No hay nada más difícil de frenar
que la intrahistoria. Y cada vez menos, pero no porque el momento sea decisivo,
ni porque vayan a cambiar muchas cosas en poco tiempo. Ahora es más difícil porque
ya no está reservado su relato a los observadores; ahora son los mismos
protagonistas quienes informan al resto de la humanidad de lo que está
ocurriendo. La intrahistoria corre como la pólvora de un sitio a otro, sin
océanos, sin fronteras, sin barreras… Los observadores se pondrán sus gafas
ideológicas y filtrarán la intrahistoria para contarla como más les interese.
Lo que ha cambiado es que su versión ya no tendrá que esperar a que, pasados
los años, se debata en algún foro de expertos o aficionados sobre “la verdad”
de lo ocurrido y que, a su vez, aplican su propio filtro y lo analizan a través
de su propia experiencia, alejada de los que aquél suceso, cualquier suceso,
vivieron. Ahora, esas versiones de los observadores son revisadas al momento,
apoyadas o rebatidas en tiempo real, sustentando los argumentos en la propia
experiencia que se está viviendo. Así, en gerundio. Bailan las cifras que las
imágenes desmienten, bailan los datos que la realidad niega, y tiembla el
observador al comprender que está en juego su relevante papel de antes.

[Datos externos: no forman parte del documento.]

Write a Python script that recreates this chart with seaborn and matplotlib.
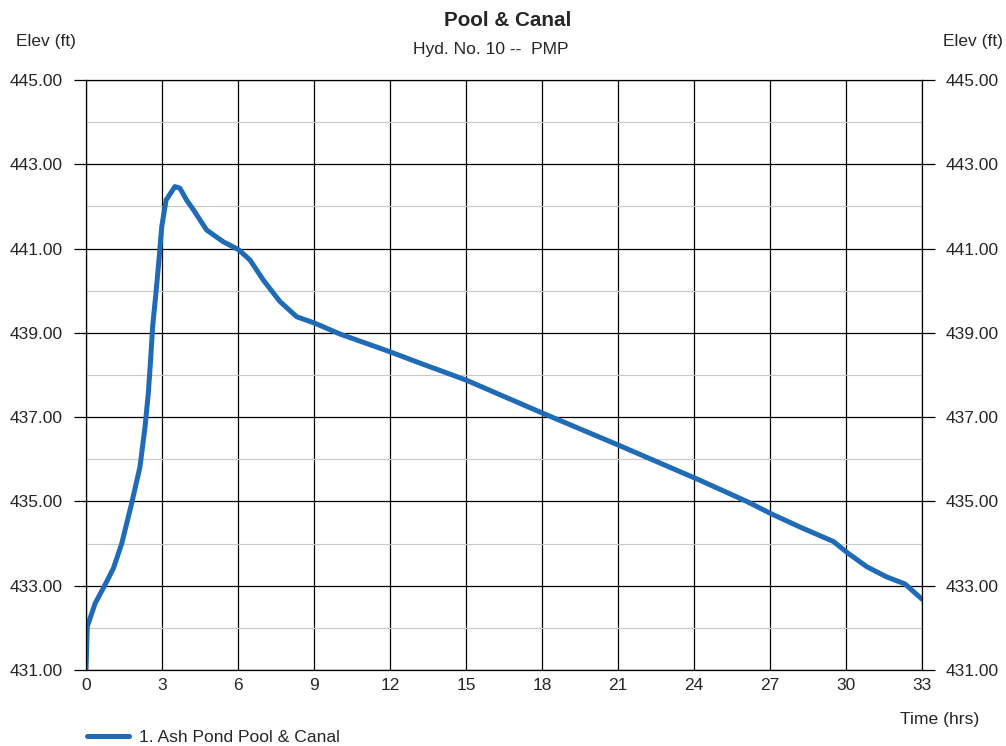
import numpy as np
import pandas as pd
import seaborn as sns
import matplotlib.pyplot as plt
from matplotlib.ticker import FixedLocator, MultipleLocator, FormatStrFormatter

# hydrograph
time_hrs = [0.0, 0.05, 0.36, 0.75, 1.08, 1.41, 1.80, 2.13, 2.33, 2.46, 2.55, 2.63, 2.76,
            2.88, 2.99, 3.16, 3.51, 3.71, 3.97, 4.24, 4.76, 5.42, 6.03, 6.47, 7.0, 7.66,
            8.32, 9.03, 10.03, 12.0, 13.19, 15.0, 18.0, 21.0, 24.24, 26.08, 27.07, 28.19,
            29.5, 30.06, 30.82, 31.6, 32.33, 33.0]
elev_ft = [431.0, 432.03, 432.58, 433.02, 433.41, 434.0, 434.95, 435.82, 436.77, 437.57, 438.36, 439.15, 439.94,
           440.73, 441.52, 442.15, 442.47, 442.43, 442.15, 441.92, 441.44, 441.16, 440.97, 440.73, 440.25, 439.74,
           439.38, 439.23, 438.97, 438.55, 438.28, 437.88, 437.1, 436.34, 435.5, 435.0, 434.7, 434.39,
           434.05, 433.78, 433.45, 433.21, 433.04, 432.68]
y_major = [431, 433, 435, 437, 439, 441, 443, 445]
y_minor = [432, 434, 436, 438, 440, 442, 444]

df = pd.DataFrame({"Time": time_hrs, "Elev": elev_ft})

sns.set_style("white")
plt.rcParams['font.family'] = ['Liberation Sans', 'DejaVu Sans']

fig = plt.figure(figsize=(10.06, 7.46), dpi=100)
ax = fig.add_axes([0.0855, 0.1019, 0.831, 0.7909])

ax.yaxis.set_major_locator(FixedLocator(y_major))
ax.yaxis.set_minor_locator(FixedLocator(y_minor))
ax.xaxis.set_major_locator(MultipleLocator(3))
ax.grid(which="minor", axis="y", color="#c8c8c8", lw=0.8)
ax.grid(which="major", axis="both", color="black", lw=0.9)
ax.set_axisbelow(True)

sns.lineplot(data=df, x="Time", y="Elev", color="#1f6bb8", lw=3.6, ax=ax,
             label="1. Ash Pond Pool & Canal", solid_joinstyle="round", solid_capstyle="round")

ax.set_xlim(0, 33)
ax.set_ylim(431, 445)
ax.yaxis.set_major_formatter(FormatStrFormatter("%.2f"))
ax.set_xlabel("")
ax.set_ylabel("")
for s in ax.spines.values():
    s.set_color("black")
    s.set_linewidth(0.9)
ax.tick_params(axis="y", which="major", length=9, width=0.9, color="black", labelsize=12.5, pad=8)
ax.tick_params(axis="y", which="minor", length=0)
ax.tick_params(axis="x", length=0, labelsize=12.5, pad=6)

ax2 = ax.twinx()
ax2.set_ylim(431, 445)
ax2.yaxis.set_major_locator(FixedLocator(y_major))
ax2.yaxis.set_major_formatter(FormatStrFormatter("%.2f"))
ax2.tick_params(axis="y", length=9, width=0.9, color="black", labelsize=12.5, pad=8)
for s in ax2.spines.values():
    s.set_visible(False)

leg = ax.legend(loc="upper left", bbox_to_anchor=(-0.018, -0.075), frameon=False,
                fontsize=12.6, handlelength=2.4, handletextpad=0.6)

fig.text(0.505, 0.973, "Pool & Canal", ha="center", va="center", fontsize=14.9, fontweight="bold")
fig.text(0.488, 0.933, "Hyd. No. 10 --  PMP", ha="center", va="center", fontsize=12.6)
fig.text(0.046, 0.944, "Elev (ft)", ha="center", va="center", fontsize=12.5)
fig.text(0.967, 0.944, "Elev (ft)", ha="center", va="center", fontsize=12.5)
fig.text(0.934, 0.035, "Time (hrs)", ha="center", va="center", fontsize=12.6)

fig.savefig("out.png", dpi=100)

Pero, ¿qué está pasando en la
intrahistoria? Se mueven como hormigas pequeñas legiones de ciudadanos
socorriendo a ciudadanos abandonados; legiones de ciudadanos defendiendo
derechos que les están siendo usurpados; legiones de ciudadanos plantando cara
a las decisiones que les acorralan. Y más legiones, como hormigas laboriosas, construyendo
los cimientos de lo que aún no es visible.